The context this was being discussed in, was trying to make _plaintext_ look like _ciphertext_. The operator of a data haven or remailer might hypothetically want to ensure that all text he dealt with was encrypted. So your method wouldn't do anything in that area. Unless you can think of a way to embed plaintext in ciphertext in such a way that it looks like ciphertext, and my guess is that any method that did that well would be sufficiently obscure as to be analagous to encryption for our purposes. Really bad encryption, with very little point, but still hidden text. Which is the real point, the operator doesn't want to deal with any text that isn't "hidden" in some way. Of course, we're not just dealing with text.
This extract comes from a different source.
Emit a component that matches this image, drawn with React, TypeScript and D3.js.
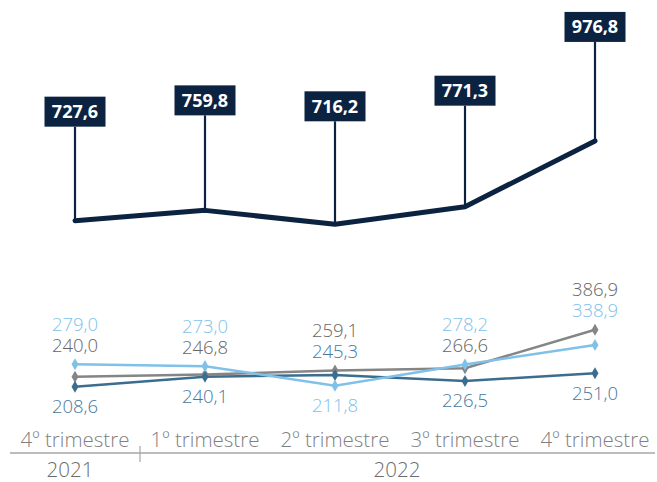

So the scheme has got to be changed a bit so as to be able to detect unencrypted GIFs, and mu-law files, and as yet to be determined unknown files. I don't know enough about what's being talked about to know if this entropy detecting stuff will generalize to non text files. Cause we want to catch unencrypted GIFs too. [And doesn't compression alone do similar things to the entropy as encryption does, anyhow? If someone compresses their file with a good compression algorithm, as I understand it the non-randomness left will be pretty low. But it won't meet the needs we're discussing, I don't think.]